Photo of record player from here, though I saw it on many other sites, too, so who knows who the original publisher is. Used with best intentions.
I hate this bike!
August 28, 2014
A year ago, I got a new rear wheel for my bicycle and ever since it’s been one broken spoke after another, by which I mean three. But that’s there more than I had in fifteen years with the original-equipment old wheel. A month ago I had a two and now it’s in the shop again with another one. Fortunately, the shop to which I’ve been going, One On One, has excellent customer service and they bend over backwards to make things right with no hassle. When I walked in this time the manager (I assume he’s the manager) immediately remembered without prompting that I had just been in a few weeks ago. He offered to sell me at cost (about half of retail) a sturdier rim with thicker spokes. Okay!
Only trouble is, the loaner bike they stuck me with this time is a real plonker. Don’t get me wrong, I’m ecstatic that they do loaner bikes and I’m grateful that I can keep riding. But of the three different bikes I’ve had in the last year, this one is THE WORST.

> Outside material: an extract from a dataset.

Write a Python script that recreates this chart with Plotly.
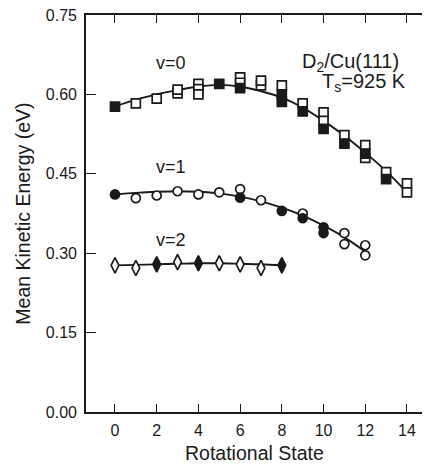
import plotly.graph_objects as go

# ---- data ----
J_curve0 = [0, 1, 2, 3, 4, 5, 6, 7, 8, 9, 10, 11, 12, 13, 14]
E_curve0 = [0.577, 0.590, 0.600, 0.608, 0.615, 0.618, 0.615, 0.606, 0.594, 0.575, 0.550, 0.522, 0.490, 0.455, 0.415]
J_curve1 = [0, 1, 2, 3, 4, 5, 6, 7, 8, 9, 10, 11, 12]
E_curve1 = [0.411, 0.414, 0.416, 0.417, 0.416, 0.413, 0.407, 0.398, 0.386, 0.371, 0.352, 0.330, 0.303]
J_curve2 = [0, 1, 2, 3, 4, 5, 6, 7, 8]
E_curve2 = [0.277, 0.278, 0.279, 0.280, 0.281, 0.281, 0.280, 0.279, 0.277]

J_v0_open = [1, 2, 3, 3, 4, 4, 4, 6, 6, 7, 7, 8, 9, 10, 10, 11, 12, 12, 13, 14, 14]
E_v0_open = [0.583, 0.592, 0.602, 0.609, 0.620, 0.610, 0.600, 0.632, 0.622, 0.617, 0.626, 0.617, 0.583, 0.566, 0.550, 0.523, 0.504, 0.480, 0.453, 0.432, 0.415]
J_v0_fill = [0, 5, 6, 8, 8, 9, 10, 11, 12, 13]
E_v0_fill = [0.577, 0.620, 0.612, 0.600, 0.586, 0.568, 0.535, 0.507, 0.488, 0.440]

J_v1_open = [1, 2, 3, 4, 5, 6, 7, 9, 11, 11, 12, 12]
E_v1_open = [0.404, 0.409, 0.417, 0.411, 0.415, 0.421, 0.400, 0.375, 0.338, 0.317, 0.315, 0.296]
J_v1_fill = [0, 6, 8, 9, 10, 10]
E_v1_fill = [0.411, 0.405, 0.380, 0.366, 0.349, 0.338]

J_v2_open = [0, 1, 3, 5, 6, 7]
E_v2_open = [0.277, 0.272, 0.283, 0.281, 0.279, 0.272]
J_v2_fill = [2, 4, 8]
E_v2_fill = [0.279, 0.281, 0.277]

x_ticks = [0, 2, 4, 6, 8, 10, 12, 14]
y_ticks = [0.00, 0.15, 0.30, 0.45, 0.60, 0.75]

INK = "#1a1a1a"
FONT = "Liberation Sans, Arial, sans-serif"

fig = go.Figure()

for jx, ey in [(J_curve0, E_curve0), (J_curve1, E_curve1), (J_curve2, E_curve2)]:
    fig.add_trace(go.Scatter(x=jx, y=ey, mode="lines", line=dict(color=INK, width=1.9, shape="spline"),
                             hoverinfo="skip", showlegend=False))

def pts(jx, ey, symbol, fill, size):
    fig.add_trace(go.Scatter(x=jx, y=ey, mode="markers", showlegend=False,
                             marker=dict(symbol=symbol, size=size, color=fill,
                                         line=dict(color=INK, width=1.7))))

pts(J_v0_open, E_v0_open, "square", "white", 9)
pts(J_v0_fill, E_v0_fill, "square", INK, 9)
pts(J_v1_open, E_v1_open, "circle", "white", 9)
pts(J_v1_fill, E_v1_fill, "circle", INK, 9)
pts(J_v2_open, E_v2_open, "diamond-tall", "white", 11)
pts(J_v2_fill, E_v2_fill, "diamond-tall", INK, 11)

ann = [
    dict(x=2.68, y=0.660, text="v=0", size=18),
    dict(x=2.68, y=0.462, text="v=1", size=18),
    dict(x=2.68, y=0.325, text="v=2", size=18),
    dict(x=11.27, y=0.660, text="D<sub>2</sub>/Cu(111)", size=20),
    dict(x=11.94, y=0.622, text="T<sub>s</sub>=925 K", size=20),
]
annotations = [dict(x=a["x"], y=a["y"], xref="x", yref="y", text=a["text"], showarrow=False,
                    font=dict(family=FONT, size=a["size"], color=INK)) for a in ann]
annotations.append(dict(x=0.5, y=-0.104, xref="paper", yref="paper", text="Rotational State",
                        showarrow=False, yanchor="middle", font=dict(family=FONT, size=19.5, color=INK)))
annotations.append(dict(x=-0.19, y=0.5, xref="paper", yref="paper", text="Mean Kinetic Energy (eV)",
                        showarrow=False, textangle=-90, xanchor="center", yanchor="middle",
                        font=dict(family=FONT, size=19.5, color=INK)))

fig.update_layout(
    width=425, height=464,
    margin=dict(l=86, r=3, t=15, b=52),
    paper_bgcolor="white", plot_bgcolor="white",
    font=dict(family=FONT, color=INK),
    annotations=annotations,
    xaxis=dict(range=[-1.39, 14.72], tickvals=x_ticks, ticks="inside", ticklen=8, tickwidth=1.3,
               tickcolor=INK, showline=True, linecolor=INK, linewidth=1.6, mirror="ticks",
               showgrid=False, zeroline=False, tickfont=dict(size=16, family=FONT, color=INK),
               ticklabelstandoff=3),
    yaxis=dict(range=[0, 0.75], tickvals=y_ticks, tickformat=".2f", ticks="inside", ticklen=10,
               tickwidth=1.3, tickcolor=INK, showline=True, linecolor=INK, linewidth=1.6,
               showgrid=False, zeroline=False, tickfont=dict(size=16, family=FONT, color=INK),
               ticklabelstandoff=4),
)

fig.write_html("out.html")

I enjoyed the bike a year ago. I particularly liked the handle grips and subsequently got similar ones for my bike to replace the original grips which I had worn smooth. The bike a month ago I didn’t like so well. That was mainly because of handlebars that were shaped and placed such that my thigh would block them whenever I tried to make a turn any sharper than a gentle arc. When I saw the current bike I was leery of its handlebars which appeared suspiciously similar, but they turned out to be okay.

I’ve seen all manner of basket on people’s bikes. I am not a fan of this front-mounted, metal crate. It seems to be original equipment of this model.
No, the beef I have with this bike is the basket. Look at it. It’s a monstrous metal crate. It makes for very front-heavy balance, which has taken some getting used to (I’m on day four with the bike). The shop guy touted it as a feature and boasted that he once carried four large pizzas in/on it. But more annoyingly, this mega-basket makes it practically impossible to maneuver through a doorway without banging and bashing the door and the frame. I have to go through two doors at home and two at the office. That’s a lot of bangers and mash (yes, yes, I know what bangers and mash really is).

Have you every seen one of these springs before? Neither have I. You must be really incompetent if you need that much help going in a straight line.
The balance issue is exacerbated by a weird feature I’ve never heard of in a bicycle. A strong spring joins the front wheel to the frame. This apparently is to help keep the wheel straight. Is this bike model for people who can’t grasp the basics of steering? Is it for people who really dig rid no-handed? I don’t get it. What the spring does for me, in combination with the front-mounted crate, is to make my steering go all wobbly when I remove my left hand from the handlebars to signal a turn. And while we’re on the subject, you do not signal a right turn by sticking out your right arm. You signal a right turn by up-bending your left arm at the elbow. Similarly, when I am properly signaling my right turn and you, the pedestrian, are standing on the corner looking at me, I am not waving hello to you. You’d be surprised how frequently either of these scenarios occurs.
But I digress.
A minor quibble is that the loaner bike only has eight gears. It’s true I’ve always said that I don’t need the twenty-one speeds that my own bike has because I only use four or five of them. But that many speeds allows for subtlety, I have realized. The difference on the loaner between the easy gear that I use for accelerating and the next, harder one seems vast by comparison.
The shop is waiting for the new wheel to come in. That won’t be soon enough for me.